Goal of the exercise » Only the lines from the line containing "Write the matplotlib code for this chart." to the line containing "yticks = [0, 50, 100, 150, 200]", with both of those lines, are to be repeated exactly. Leave the images out.

Extracted information »
■ ■ ■ ■ ■ ■ ■

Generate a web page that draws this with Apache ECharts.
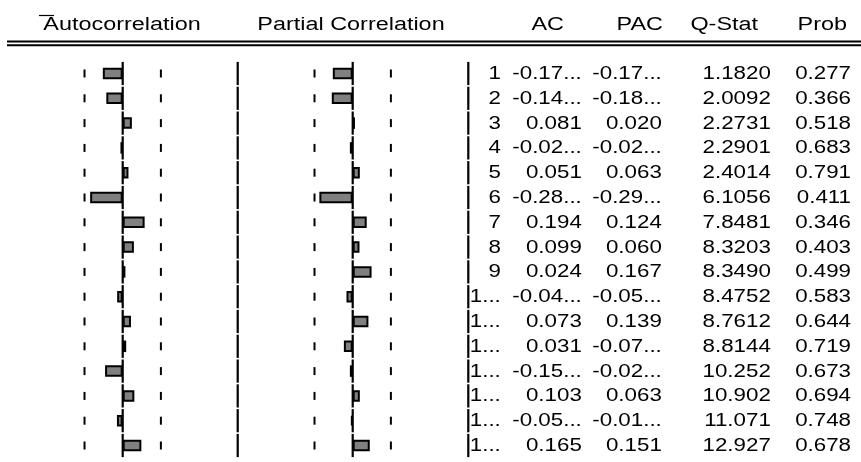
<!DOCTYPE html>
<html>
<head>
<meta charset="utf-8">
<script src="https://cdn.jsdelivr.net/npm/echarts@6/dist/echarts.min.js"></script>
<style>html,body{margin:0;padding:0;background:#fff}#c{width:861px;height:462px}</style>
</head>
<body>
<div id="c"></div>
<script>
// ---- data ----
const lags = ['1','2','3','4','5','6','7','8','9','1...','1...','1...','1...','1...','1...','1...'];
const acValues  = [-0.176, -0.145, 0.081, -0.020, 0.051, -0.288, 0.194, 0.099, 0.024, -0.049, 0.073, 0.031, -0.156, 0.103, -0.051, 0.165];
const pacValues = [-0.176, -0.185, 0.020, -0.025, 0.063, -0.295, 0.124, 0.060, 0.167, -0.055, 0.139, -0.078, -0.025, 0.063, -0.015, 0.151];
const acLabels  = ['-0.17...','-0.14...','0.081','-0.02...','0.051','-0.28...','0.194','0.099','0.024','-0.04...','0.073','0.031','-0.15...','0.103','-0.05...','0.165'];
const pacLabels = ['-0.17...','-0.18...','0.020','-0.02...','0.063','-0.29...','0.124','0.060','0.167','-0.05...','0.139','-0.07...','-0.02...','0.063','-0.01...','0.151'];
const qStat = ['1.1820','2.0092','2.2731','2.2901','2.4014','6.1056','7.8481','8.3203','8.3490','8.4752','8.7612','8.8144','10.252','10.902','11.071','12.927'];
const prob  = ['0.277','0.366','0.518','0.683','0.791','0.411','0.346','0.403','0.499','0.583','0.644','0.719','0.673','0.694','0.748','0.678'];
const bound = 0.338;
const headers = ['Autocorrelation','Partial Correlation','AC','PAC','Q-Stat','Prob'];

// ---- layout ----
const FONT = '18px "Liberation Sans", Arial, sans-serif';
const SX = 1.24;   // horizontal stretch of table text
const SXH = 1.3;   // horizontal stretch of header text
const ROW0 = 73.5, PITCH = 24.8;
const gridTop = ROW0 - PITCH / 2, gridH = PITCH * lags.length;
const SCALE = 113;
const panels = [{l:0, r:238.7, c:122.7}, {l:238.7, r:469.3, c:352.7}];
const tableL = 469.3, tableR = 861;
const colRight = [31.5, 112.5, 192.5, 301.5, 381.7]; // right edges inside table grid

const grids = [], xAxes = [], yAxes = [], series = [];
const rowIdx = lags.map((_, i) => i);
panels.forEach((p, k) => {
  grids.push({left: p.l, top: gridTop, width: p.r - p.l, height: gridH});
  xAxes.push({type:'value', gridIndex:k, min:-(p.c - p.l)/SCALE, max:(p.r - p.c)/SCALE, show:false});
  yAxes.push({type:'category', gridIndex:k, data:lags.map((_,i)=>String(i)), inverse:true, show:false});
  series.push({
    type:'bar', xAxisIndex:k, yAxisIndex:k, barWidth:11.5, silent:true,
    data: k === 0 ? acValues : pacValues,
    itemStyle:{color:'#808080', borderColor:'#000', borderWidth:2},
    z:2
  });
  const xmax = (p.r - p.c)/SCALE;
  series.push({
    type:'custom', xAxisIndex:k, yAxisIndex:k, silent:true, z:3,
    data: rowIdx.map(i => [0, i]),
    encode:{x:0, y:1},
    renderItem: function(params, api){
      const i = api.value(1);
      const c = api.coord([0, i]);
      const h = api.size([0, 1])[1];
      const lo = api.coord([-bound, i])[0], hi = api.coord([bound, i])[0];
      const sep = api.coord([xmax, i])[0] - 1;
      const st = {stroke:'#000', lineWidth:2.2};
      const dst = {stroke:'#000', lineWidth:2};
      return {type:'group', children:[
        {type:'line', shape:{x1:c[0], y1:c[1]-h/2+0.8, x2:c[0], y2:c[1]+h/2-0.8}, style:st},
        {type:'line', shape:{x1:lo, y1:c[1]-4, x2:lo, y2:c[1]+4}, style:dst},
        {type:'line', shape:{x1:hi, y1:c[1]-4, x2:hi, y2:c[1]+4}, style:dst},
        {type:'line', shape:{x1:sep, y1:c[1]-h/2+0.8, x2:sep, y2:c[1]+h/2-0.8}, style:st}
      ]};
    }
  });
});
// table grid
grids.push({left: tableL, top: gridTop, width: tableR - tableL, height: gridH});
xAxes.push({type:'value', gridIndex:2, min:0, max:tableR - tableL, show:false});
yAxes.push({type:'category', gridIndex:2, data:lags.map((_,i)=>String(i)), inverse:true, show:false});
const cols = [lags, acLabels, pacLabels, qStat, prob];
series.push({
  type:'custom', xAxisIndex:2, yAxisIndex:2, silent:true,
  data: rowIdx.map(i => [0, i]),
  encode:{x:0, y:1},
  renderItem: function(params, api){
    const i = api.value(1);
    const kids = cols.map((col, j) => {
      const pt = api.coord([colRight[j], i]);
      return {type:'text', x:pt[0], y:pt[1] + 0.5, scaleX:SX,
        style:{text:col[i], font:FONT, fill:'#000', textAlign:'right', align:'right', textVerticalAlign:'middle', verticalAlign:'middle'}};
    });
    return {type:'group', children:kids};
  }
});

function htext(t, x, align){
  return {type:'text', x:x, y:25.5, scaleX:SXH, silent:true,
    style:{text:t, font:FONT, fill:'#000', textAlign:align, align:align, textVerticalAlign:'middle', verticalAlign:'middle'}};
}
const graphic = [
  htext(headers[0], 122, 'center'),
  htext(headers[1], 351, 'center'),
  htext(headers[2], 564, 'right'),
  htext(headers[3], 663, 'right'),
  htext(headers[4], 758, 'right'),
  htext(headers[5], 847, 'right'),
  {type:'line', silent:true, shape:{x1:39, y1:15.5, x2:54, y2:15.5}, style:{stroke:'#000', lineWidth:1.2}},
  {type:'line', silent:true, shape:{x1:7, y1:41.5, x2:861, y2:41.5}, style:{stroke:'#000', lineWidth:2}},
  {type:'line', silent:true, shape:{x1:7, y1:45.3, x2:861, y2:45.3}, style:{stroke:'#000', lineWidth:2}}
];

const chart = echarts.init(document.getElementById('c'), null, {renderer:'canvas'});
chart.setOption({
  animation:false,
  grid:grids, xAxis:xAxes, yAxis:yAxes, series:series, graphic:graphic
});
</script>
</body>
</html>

■ ■ ■ ■ ■ ■ ■

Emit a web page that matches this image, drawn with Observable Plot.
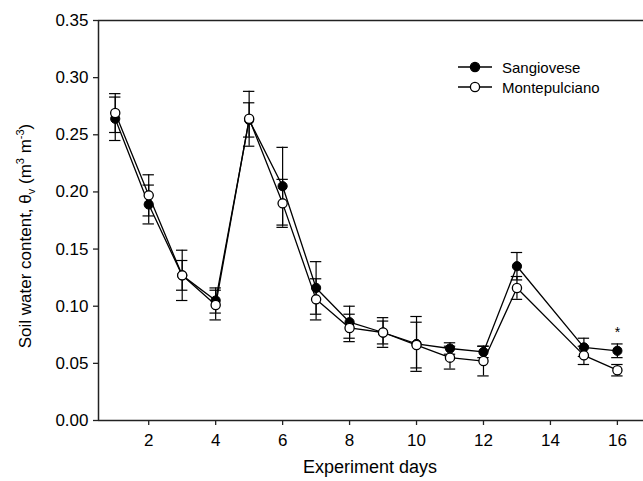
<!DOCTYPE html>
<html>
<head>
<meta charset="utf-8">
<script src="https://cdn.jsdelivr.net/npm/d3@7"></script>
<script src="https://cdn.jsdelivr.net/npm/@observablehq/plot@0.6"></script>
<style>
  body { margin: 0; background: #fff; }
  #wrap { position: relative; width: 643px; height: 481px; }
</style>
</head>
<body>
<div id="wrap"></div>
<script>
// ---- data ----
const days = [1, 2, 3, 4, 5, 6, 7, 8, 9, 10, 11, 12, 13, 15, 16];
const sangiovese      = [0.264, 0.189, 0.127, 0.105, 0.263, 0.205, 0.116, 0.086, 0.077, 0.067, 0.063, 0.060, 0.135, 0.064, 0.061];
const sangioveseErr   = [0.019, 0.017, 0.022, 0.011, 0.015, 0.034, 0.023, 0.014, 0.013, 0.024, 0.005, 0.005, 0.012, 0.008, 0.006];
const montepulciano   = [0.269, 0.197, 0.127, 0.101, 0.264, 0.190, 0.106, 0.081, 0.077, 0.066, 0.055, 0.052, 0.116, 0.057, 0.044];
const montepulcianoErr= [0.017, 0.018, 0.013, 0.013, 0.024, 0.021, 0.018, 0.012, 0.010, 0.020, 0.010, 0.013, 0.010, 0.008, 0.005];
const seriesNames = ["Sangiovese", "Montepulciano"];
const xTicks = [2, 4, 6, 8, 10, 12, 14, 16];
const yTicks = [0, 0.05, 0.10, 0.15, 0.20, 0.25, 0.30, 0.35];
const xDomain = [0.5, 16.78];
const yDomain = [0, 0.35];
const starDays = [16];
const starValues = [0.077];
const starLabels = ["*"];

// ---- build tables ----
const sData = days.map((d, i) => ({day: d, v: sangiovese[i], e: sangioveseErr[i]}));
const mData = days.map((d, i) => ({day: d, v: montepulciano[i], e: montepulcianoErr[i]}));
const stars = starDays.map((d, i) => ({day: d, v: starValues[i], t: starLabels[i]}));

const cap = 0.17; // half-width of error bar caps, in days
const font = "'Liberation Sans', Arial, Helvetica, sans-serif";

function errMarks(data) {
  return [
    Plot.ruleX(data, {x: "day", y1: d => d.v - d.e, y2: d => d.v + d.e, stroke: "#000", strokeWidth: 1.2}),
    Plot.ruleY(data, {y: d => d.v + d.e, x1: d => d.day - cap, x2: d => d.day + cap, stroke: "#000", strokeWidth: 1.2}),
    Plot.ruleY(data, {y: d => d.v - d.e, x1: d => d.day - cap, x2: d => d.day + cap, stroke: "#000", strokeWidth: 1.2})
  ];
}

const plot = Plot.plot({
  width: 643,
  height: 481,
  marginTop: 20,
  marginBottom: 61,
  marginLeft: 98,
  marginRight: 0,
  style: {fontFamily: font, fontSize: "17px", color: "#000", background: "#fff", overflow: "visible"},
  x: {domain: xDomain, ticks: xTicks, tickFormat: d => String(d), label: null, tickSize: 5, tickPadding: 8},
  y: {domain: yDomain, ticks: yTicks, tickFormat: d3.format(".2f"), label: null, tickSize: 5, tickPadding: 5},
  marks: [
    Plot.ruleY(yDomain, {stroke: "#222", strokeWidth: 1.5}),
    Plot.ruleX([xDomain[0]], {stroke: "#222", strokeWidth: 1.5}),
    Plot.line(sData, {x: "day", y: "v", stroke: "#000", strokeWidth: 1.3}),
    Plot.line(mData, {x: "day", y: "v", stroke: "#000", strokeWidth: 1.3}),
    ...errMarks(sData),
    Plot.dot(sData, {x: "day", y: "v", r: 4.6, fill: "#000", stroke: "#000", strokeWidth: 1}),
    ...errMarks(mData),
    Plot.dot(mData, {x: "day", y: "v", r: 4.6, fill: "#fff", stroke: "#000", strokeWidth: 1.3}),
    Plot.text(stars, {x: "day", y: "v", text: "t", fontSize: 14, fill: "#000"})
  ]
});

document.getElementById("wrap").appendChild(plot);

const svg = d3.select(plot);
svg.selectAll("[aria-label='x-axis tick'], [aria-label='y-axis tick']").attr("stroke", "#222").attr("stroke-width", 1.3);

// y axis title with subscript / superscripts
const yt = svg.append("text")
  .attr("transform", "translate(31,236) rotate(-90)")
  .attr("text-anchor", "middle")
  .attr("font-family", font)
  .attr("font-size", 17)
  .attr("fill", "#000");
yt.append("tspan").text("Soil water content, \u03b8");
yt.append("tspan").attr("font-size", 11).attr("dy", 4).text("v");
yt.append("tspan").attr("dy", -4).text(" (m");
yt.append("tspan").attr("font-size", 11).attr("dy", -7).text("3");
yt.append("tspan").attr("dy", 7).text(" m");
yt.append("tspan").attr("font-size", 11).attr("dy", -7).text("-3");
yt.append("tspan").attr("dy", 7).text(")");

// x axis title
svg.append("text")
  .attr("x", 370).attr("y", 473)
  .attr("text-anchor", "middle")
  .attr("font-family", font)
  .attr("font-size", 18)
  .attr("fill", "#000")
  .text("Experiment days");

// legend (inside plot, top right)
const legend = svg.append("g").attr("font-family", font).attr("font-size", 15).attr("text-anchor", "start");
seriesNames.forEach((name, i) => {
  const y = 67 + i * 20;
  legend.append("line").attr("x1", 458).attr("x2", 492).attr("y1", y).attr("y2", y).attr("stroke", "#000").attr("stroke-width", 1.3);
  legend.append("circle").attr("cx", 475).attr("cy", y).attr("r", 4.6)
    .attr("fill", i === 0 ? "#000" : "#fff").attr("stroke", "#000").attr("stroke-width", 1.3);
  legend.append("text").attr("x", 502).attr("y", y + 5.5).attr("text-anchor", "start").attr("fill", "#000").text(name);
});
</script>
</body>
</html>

■ ■ ■ ■ ■ ■ ■

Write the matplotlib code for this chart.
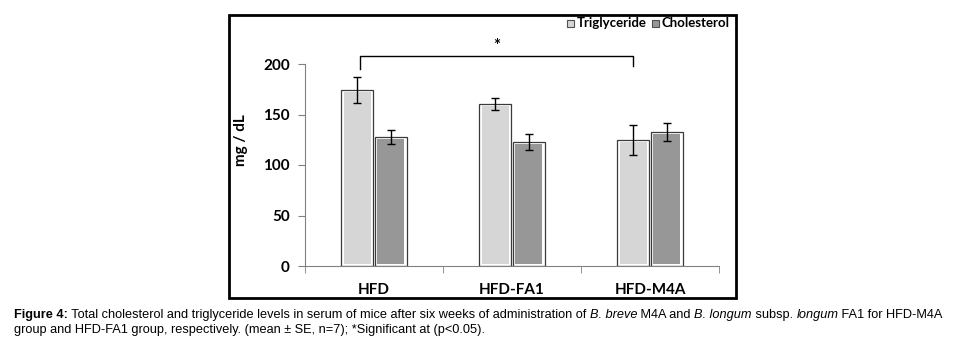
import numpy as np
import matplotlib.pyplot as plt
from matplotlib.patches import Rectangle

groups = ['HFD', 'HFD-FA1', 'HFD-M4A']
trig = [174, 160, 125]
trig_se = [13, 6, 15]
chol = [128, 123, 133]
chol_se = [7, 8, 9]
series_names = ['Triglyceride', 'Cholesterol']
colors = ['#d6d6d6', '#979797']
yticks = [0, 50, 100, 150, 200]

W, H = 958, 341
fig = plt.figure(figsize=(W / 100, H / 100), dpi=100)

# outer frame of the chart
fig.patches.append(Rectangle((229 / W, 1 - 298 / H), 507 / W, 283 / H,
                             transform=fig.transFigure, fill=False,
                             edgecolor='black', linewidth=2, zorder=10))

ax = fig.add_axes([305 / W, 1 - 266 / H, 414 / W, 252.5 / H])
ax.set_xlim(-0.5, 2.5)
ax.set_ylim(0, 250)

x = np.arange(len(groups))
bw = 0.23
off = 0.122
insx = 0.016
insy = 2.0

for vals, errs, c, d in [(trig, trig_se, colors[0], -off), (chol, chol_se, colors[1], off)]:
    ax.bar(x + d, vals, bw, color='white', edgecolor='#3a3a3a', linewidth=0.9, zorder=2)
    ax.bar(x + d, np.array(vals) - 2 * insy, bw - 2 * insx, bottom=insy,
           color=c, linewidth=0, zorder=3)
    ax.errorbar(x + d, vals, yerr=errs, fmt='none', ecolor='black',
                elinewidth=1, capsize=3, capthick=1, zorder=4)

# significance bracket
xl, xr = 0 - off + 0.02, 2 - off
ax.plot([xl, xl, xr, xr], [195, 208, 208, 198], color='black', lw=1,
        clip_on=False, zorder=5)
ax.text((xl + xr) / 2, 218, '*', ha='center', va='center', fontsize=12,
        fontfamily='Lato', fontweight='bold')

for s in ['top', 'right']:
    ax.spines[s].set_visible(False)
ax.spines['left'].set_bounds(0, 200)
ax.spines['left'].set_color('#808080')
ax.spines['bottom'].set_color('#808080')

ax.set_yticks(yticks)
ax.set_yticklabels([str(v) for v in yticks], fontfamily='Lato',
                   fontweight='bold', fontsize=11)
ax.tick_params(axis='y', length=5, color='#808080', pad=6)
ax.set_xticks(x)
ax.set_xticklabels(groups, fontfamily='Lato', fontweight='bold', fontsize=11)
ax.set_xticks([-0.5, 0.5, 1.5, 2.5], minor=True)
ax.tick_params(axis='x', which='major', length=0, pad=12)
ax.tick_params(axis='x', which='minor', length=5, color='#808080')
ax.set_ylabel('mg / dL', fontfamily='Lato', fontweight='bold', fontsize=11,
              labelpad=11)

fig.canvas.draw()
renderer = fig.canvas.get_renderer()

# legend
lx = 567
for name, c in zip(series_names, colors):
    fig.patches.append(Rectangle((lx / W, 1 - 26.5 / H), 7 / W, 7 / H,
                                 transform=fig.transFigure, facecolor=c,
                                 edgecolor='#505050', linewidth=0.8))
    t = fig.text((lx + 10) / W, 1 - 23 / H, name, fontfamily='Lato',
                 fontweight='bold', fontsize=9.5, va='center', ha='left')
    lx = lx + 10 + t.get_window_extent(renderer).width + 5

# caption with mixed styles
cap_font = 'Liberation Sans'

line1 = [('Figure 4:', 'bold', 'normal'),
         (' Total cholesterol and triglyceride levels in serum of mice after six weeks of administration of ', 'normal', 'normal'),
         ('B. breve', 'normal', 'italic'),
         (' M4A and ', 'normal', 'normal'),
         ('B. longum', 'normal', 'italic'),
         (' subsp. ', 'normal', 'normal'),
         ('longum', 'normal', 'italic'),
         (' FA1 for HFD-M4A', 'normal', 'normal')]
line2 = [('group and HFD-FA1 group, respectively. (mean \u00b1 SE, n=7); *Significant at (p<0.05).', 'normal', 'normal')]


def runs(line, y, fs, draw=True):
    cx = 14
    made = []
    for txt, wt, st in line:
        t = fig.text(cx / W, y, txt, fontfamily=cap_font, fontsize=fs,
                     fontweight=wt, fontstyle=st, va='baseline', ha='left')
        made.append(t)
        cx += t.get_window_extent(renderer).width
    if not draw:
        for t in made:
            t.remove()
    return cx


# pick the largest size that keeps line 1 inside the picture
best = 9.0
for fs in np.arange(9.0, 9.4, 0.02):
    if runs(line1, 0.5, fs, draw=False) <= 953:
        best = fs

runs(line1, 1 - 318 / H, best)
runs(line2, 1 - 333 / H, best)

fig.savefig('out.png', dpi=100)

■ ■ ■ ■ ■ ■ ■

Reply to the exercise »
Write the matplotlib code for this chart.
import numpy as np
import matplotlib.pyplot as plt
from matplotlib.patches import Rectangle

groups = ['HFD', 'HFD-FA1', 'HFD-M4A']
trig = [174, 160, 125]
trig_se = [13, 6, 15]
chol = [128, 123, 133]
chol_se = [7, 8, 9]
series_names = ['Triglyceride', 'Cholesterol']
colors = ['#d6d6d6', '#979797']
yticks = [0, 50, 100, 150, 200]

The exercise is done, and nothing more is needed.